(Rows from a dataset of charts and code)

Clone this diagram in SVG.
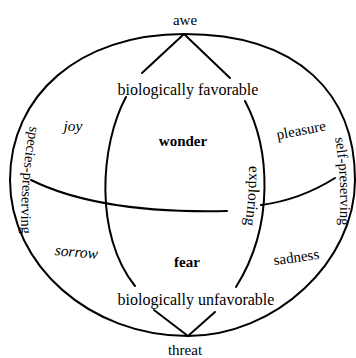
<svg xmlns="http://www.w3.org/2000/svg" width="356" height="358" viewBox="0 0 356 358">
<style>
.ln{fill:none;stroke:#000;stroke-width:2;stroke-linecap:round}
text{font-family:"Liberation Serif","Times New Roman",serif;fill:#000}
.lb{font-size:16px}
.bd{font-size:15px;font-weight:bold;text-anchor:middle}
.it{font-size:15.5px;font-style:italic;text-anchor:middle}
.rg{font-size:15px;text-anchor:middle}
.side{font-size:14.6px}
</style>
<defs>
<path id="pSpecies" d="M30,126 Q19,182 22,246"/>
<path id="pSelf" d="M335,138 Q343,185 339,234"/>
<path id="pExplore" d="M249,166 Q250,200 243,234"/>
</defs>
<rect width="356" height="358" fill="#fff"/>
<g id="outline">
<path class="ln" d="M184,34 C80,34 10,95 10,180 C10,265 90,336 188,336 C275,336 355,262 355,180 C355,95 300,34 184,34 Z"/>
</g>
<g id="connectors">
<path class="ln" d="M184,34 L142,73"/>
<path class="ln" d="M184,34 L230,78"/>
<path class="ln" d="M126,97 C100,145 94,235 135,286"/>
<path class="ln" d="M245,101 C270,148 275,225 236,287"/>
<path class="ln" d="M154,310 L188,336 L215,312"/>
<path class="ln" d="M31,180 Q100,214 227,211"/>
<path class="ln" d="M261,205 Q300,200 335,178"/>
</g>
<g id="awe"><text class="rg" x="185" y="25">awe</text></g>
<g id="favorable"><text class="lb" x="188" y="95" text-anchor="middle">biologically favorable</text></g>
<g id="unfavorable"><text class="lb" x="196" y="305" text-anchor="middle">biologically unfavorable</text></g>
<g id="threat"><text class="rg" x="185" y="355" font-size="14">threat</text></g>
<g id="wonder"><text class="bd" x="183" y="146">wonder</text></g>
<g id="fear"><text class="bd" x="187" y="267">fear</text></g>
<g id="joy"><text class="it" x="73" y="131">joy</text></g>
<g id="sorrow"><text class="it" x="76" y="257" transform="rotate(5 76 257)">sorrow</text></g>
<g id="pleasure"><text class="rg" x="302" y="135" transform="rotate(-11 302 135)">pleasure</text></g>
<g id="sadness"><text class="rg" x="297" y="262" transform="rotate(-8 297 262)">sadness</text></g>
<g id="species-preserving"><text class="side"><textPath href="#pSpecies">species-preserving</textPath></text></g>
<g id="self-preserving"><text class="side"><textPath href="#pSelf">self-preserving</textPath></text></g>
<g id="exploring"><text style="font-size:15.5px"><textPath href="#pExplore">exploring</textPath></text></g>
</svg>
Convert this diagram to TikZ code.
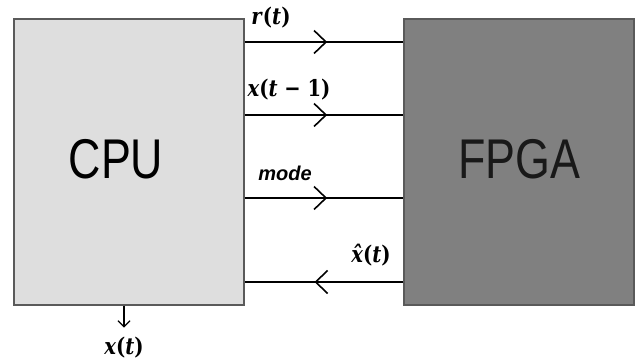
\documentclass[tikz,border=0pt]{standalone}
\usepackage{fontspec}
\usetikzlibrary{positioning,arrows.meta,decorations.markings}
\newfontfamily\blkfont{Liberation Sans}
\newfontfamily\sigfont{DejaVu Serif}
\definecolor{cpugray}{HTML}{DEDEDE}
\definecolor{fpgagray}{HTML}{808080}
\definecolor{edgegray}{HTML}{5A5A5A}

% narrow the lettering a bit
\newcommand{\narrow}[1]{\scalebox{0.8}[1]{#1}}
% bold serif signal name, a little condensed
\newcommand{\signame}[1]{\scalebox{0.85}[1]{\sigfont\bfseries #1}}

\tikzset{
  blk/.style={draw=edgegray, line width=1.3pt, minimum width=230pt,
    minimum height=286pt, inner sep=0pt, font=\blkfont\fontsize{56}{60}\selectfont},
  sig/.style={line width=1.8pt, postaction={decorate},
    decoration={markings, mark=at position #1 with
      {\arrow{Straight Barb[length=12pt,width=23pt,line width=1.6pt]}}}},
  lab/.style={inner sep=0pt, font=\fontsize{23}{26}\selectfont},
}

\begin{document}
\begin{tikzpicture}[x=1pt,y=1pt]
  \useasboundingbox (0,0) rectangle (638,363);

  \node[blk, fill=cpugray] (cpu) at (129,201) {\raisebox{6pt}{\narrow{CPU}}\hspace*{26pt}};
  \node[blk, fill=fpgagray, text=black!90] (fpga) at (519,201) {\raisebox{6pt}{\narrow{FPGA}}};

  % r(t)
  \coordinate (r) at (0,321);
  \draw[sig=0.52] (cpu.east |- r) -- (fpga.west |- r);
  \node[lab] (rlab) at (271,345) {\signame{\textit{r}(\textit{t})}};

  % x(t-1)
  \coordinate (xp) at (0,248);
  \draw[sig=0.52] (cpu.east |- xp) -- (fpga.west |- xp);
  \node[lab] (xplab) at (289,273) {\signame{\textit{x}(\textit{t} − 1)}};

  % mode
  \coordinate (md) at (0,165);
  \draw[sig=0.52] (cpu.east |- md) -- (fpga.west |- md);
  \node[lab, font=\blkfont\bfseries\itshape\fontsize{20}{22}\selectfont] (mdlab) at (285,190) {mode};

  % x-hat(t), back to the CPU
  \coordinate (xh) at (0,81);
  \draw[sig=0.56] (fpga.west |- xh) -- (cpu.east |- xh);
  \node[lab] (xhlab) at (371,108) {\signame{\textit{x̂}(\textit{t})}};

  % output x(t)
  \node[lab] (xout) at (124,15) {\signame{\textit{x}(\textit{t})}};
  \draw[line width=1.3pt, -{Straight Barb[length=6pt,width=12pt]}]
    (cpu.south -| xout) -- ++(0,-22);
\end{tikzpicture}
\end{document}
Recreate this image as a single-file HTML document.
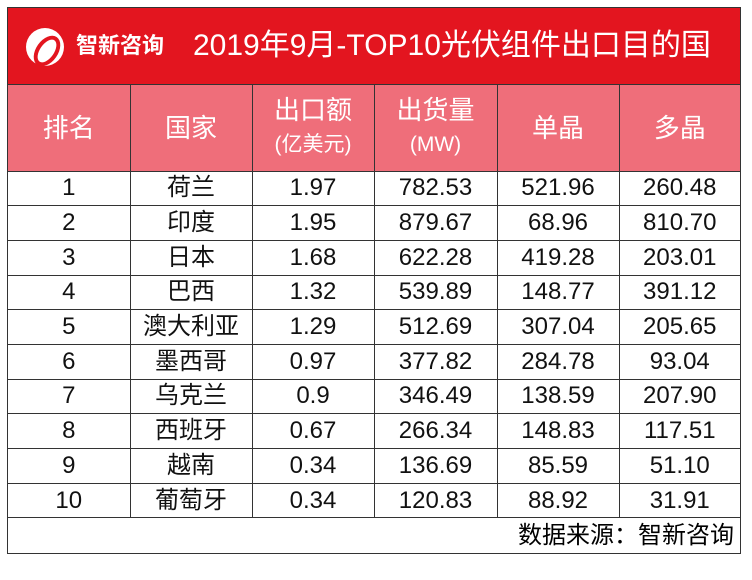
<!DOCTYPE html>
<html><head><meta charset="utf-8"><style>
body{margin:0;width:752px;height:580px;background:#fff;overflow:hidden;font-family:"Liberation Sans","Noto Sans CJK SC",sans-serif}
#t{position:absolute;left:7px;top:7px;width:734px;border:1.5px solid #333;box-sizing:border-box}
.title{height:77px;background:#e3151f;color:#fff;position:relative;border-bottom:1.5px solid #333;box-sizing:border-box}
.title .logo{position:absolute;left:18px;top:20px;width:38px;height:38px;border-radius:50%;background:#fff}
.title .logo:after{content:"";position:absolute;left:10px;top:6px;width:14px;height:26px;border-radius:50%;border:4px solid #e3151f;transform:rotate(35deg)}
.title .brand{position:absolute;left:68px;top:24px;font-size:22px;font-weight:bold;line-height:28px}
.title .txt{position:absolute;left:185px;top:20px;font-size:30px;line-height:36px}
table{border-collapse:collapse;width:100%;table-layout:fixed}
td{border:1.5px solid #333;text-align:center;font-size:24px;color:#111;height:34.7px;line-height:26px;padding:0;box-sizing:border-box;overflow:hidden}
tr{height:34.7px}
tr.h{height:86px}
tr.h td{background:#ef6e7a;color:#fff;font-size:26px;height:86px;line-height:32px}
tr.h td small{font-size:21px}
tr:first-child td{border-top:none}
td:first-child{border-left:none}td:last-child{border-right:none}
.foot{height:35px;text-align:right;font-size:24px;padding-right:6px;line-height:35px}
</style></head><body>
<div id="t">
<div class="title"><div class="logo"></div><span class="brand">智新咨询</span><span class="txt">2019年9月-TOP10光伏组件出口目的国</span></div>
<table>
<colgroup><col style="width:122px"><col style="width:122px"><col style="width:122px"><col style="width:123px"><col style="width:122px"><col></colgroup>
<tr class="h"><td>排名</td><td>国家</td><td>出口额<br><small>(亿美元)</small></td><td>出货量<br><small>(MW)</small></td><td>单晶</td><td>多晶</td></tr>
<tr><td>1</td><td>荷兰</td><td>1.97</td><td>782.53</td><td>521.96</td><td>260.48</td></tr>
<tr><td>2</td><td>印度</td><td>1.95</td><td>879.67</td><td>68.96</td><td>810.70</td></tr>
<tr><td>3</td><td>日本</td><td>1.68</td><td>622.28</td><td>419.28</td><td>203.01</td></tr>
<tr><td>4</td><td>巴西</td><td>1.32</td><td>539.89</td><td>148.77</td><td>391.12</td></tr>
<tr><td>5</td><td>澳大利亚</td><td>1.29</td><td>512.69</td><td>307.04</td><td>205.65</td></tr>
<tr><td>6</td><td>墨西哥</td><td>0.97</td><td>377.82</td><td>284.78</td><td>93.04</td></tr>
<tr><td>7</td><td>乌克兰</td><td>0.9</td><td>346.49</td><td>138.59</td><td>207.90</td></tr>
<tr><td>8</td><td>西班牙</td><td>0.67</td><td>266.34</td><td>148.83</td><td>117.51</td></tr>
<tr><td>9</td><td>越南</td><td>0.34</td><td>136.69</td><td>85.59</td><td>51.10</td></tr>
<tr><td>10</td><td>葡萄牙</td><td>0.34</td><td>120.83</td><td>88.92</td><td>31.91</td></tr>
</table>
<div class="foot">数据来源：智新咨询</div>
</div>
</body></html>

*Short problem*. In the entries above, count each line with "this"; reply with the total only.

*Written answer*. 3